In their article, Sonia Royo, Ana Yetano, and Basilio Acerete attempt to measure local government commitment to sustainability goals by examining the existence and success of e-participation tools. Their dispiriting conclusion is that use of the Internet by municipalities—in this case, European municipalities—to engage the public on sustainability issues has been halfhearted and largely unsuccessful, even for those local governments that have signed on to a larger, high-profile coalition effort. But, as the authors point out, we are still learning how the Internet can be used as a democratic tool, and it may well be that a municipal Web site is simply not a promising vehicle for the promotion of a local sustainability agenda.

The authors begin with a somewhat desperate premise that has also been embraced in the United States, which I will paraphrase this way: in the absence of focused national and international action on climate change, much rests on the willingness and ability of local governments to act on their own initiative to encourage sustainable practices. This assumes, fairly, that national leadership has shown neither the courage nor the vision to act in a responsible way on climate change, despite a capacity on the part of the citizenry to learn and act in pursuit of sustainability, leaving it to government officials who are in more direct touch with the public to harness that capacity.

This construct places an enormous burden on municipalities, and the authors choose e-participation as a surrogate to measure commitment to meeting that burden. Perhaps this is unfair.

Focusing first on the ability of a municipality to take on sustainability as a priority, it must be said that the economics of governing at the local level has been particularly fraught in the recent past. Most cities across the United States are struggling to meet their basic obligations. It is, therefore, more likely for a local government to incorporate sustainability practices when those practices are compatible with a tight budget or, better, make a dollar go further. There is also a requirement for expertise, which often goes beyond existing staff resources. It is not surprising that the authors found a lot of window dressing surrounding municipal initiatives that was not matched with actual community engagement.

To the extent that progress has been made, successes are attributable to a number of factors that feed into municipal capacity. The authors mention the greater likelihood of progress in communities with a highly educated citizenry. The cities in the United States most noted for environmentalism and a sustainability ethic, including a particularly famous handful in the Northwest, are characterized by a youthful, idealistic, and prosperous citizenry, which has certainly had a great influence on municipal policy independent of any administrative mechanisms for public involvement. These cities have variously adopted zero-waste goals, plastic bag bans, bike and car sharing, smart growth initiatives, and alternative energy incentives. All of these initiatives are points of pride for civic leaders and citizens alike.

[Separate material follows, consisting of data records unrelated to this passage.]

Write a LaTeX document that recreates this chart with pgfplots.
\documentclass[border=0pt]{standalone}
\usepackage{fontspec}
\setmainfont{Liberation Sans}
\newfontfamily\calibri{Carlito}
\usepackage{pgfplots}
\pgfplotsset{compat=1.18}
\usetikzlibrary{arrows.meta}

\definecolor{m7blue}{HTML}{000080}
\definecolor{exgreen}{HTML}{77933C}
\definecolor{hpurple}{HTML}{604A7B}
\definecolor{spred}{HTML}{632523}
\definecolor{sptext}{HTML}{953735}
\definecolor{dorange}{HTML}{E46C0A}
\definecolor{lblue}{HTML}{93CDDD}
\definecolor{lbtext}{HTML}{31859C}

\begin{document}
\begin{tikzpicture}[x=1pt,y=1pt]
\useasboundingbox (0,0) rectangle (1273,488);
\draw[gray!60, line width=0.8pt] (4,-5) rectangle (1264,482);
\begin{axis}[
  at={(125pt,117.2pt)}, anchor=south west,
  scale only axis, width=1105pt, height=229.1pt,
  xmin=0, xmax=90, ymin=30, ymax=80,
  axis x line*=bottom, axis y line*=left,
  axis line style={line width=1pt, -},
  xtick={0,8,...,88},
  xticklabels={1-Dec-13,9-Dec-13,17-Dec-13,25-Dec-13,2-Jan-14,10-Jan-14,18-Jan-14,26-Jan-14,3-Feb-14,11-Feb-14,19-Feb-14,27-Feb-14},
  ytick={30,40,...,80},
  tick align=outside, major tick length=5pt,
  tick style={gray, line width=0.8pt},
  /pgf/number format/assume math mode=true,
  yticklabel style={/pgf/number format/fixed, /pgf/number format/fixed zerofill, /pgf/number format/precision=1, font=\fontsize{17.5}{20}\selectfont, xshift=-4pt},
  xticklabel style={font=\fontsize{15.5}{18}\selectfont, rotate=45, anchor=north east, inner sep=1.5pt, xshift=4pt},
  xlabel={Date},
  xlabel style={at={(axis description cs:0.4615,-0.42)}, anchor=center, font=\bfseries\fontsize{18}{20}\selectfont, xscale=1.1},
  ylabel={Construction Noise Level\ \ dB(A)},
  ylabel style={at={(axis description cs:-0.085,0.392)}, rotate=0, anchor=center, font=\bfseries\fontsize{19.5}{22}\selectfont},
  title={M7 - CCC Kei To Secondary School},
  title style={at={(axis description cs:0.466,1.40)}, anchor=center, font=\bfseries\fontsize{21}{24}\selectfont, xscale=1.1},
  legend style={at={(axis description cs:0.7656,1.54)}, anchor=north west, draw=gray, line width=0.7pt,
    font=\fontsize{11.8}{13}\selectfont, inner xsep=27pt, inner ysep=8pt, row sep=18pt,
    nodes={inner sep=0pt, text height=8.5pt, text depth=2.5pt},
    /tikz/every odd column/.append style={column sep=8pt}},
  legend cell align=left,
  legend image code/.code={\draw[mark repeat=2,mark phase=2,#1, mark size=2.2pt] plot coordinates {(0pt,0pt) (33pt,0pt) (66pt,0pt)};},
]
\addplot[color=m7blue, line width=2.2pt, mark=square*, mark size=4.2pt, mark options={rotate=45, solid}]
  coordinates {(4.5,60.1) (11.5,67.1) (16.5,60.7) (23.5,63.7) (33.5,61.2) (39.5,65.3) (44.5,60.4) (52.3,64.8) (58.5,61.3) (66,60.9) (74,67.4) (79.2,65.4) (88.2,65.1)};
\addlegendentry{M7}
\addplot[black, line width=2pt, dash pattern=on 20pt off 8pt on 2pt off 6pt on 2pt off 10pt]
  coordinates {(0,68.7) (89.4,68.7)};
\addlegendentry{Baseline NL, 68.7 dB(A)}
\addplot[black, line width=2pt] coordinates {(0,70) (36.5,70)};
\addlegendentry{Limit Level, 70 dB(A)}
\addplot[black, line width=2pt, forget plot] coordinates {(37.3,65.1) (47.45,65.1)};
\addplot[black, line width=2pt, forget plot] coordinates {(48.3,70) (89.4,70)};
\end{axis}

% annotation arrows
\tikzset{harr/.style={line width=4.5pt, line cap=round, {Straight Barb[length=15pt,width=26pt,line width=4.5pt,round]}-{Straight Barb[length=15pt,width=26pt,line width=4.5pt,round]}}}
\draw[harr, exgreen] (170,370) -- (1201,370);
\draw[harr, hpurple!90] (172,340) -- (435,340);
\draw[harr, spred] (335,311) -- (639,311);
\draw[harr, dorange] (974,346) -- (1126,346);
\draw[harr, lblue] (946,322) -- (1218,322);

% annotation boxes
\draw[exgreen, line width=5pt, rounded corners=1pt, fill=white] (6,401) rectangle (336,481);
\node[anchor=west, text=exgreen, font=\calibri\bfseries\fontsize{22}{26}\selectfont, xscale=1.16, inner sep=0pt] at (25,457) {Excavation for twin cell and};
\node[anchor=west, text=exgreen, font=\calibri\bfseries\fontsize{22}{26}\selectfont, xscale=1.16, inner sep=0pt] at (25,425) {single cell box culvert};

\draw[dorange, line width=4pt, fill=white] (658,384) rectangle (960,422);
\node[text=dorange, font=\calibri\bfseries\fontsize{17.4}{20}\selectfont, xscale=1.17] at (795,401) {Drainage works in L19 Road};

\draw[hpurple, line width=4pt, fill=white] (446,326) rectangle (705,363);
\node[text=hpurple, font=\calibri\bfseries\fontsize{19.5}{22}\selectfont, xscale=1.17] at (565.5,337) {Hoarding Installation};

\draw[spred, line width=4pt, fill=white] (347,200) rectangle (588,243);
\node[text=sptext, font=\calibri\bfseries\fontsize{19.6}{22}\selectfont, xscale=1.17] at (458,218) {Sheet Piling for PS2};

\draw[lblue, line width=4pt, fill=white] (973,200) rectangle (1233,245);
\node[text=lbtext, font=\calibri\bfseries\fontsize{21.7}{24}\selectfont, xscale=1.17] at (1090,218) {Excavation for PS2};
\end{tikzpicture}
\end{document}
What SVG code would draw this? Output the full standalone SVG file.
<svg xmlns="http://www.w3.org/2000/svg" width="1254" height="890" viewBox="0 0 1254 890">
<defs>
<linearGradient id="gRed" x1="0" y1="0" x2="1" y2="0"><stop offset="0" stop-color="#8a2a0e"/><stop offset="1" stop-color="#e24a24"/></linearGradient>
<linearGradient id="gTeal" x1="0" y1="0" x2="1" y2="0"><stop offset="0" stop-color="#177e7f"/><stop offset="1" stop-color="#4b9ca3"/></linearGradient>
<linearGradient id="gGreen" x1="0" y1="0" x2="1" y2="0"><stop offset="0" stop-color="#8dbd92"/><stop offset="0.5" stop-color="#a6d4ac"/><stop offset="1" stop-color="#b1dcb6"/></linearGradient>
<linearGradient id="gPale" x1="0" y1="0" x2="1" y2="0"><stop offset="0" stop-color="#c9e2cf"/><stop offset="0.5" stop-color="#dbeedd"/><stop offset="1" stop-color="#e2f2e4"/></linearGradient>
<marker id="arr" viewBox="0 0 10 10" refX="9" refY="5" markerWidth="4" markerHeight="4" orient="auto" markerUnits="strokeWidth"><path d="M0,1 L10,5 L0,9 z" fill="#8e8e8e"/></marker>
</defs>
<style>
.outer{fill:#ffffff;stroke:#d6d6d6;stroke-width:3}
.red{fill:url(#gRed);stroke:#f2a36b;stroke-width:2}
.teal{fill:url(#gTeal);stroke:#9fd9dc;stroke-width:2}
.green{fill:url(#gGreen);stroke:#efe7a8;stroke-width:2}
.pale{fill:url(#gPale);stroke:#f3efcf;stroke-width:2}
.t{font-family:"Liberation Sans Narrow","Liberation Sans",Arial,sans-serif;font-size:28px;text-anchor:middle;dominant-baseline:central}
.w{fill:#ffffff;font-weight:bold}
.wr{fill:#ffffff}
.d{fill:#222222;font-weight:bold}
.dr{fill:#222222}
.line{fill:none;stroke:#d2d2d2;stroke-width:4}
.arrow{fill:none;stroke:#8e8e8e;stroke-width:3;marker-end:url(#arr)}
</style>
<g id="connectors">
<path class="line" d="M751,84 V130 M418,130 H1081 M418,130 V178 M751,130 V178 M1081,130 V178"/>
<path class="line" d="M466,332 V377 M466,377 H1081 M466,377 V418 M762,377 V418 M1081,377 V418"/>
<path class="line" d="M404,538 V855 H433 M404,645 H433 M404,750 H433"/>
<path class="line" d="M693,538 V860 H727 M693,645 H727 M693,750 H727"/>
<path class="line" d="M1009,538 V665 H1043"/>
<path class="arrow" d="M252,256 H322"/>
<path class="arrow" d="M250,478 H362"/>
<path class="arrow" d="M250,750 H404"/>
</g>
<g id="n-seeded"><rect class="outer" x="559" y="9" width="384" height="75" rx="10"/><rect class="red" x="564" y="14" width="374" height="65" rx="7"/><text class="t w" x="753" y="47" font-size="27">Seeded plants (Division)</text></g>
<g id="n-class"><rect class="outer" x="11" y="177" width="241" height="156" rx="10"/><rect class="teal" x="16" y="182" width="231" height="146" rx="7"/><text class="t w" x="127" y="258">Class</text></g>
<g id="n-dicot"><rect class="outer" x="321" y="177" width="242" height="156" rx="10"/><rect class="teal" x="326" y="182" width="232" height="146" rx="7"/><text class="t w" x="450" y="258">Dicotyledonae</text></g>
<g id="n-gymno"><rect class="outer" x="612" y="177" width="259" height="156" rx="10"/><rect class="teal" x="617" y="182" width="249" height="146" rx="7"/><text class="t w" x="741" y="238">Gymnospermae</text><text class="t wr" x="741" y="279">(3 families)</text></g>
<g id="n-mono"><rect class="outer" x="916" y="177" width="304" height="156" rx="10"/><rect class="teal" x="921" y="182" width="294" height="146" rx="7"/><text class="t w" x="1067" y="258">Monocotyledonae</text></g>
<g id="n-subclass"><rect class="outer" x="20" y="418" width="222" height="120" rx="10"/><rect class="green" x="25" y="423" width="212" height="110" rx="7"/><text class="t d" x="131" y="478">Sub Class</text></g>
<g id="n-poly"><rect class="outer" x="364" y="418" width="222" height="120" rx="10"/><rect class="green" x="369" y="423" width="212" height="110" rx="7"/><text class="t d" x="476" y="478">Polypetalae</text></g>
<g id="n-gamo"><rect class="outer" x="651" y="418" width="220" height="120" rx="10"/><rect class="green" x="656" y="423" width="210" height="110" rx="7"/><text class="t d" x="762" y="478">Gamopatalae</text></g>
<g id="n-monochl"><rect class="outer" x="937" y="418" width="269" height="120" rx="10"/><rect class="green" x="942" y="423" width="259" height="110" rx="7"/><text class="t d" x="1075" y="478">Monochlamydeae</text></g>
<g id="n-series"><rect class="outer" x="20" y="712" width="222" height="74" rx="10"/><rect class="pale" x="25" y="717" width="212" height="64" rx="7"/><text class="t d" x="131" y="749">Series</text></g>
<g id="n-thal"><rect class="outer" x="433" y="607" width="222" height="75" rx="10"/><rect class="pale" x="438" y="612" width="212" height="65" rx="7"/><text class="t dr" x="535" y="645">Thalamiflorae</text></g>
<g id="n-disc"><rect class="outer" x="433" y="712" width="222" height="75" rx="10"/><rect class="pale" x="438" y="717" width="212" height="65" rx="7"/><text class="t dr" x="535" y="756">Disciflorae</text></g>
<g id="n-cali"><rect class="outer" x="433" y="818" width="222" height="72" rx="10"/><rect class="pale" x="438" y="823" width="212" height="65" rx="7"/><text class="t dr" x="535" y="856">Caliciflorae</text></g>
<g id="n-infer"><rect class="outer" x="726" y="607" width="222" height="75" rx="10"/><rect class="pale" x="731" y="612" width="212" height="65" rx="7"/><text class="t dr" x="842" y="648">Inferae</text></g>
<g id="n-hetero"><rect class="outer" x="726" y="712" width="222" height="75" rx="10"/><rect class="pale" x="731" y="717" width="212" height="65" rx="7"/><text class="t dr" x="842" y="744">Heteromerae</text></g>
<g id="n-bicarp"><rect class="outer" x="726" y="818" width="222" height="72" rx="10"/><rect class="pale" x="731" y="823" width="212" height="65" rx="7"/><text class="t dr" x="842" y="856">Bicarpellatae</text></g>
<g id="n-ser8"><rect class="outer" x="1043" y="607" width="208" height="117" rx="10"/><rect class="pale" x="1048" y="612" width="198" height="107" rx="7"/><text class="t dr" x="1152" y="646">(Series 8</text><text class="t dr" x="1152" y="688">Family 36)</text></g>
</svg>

Even in less well-to-do communities than Seattle, San Francisco, and Portland, the public often provides the inspiration for municipal action rather than the reverse. To the extent that polling, petitioning, or lobbying reveals a strong public desire for new initiatives, whether hike/bike opportunities or constraints on municipal pesticide applications, local government will try to be responsive. Needed expertise often comes from larger governmental units—in the United States, this would be either state or federal agencies—or from environmental organizations. Nonprofit organizations, in particular, also play a critical role in rallying the public in a way that local governments do not ordinarily do.

As for the issue of the Internet as a tool for progress, the results of the study are not surprising. With the range and amount of information available to almost every citizen, municipal governments are not in a good position to compete with stylish, innovative, and provocative sources of information and opportunities for networking. In the United States, citizens will look at local government Web sites when they need a particular service or are following a particular issue that hits close to home—not, generally, to be educated on contemporary issues. To some extent, the study places local governments in a chicken-and-egg construct: you need a compelling Web presence to engage the public, but you need an engaged public to be attracted to a municipal Web site. Here again, there is a need for a very specialized expertise to create a dynamic relationship between the usual Internet user and a relatively tiny spot on the Internet. In any event, the inspiration to get involved is more likely to come from an organized campaign of an environmental coalition.

Getting back to the role of local government in planning for a sustainable future, progress may be small and slow, but the authors are correct in seeing municipalities as a rare source of hope. In the end, it will be a combination of enlightened leadership; local wherewithal; interaction with the large network of national, state, and local environmental groups; and felt climate impacts that will inspire local sustainability measures and civic engagement. It is not a small thing if the public is inspired to live differently, but it will not be local government Web sites that provide the inspiration.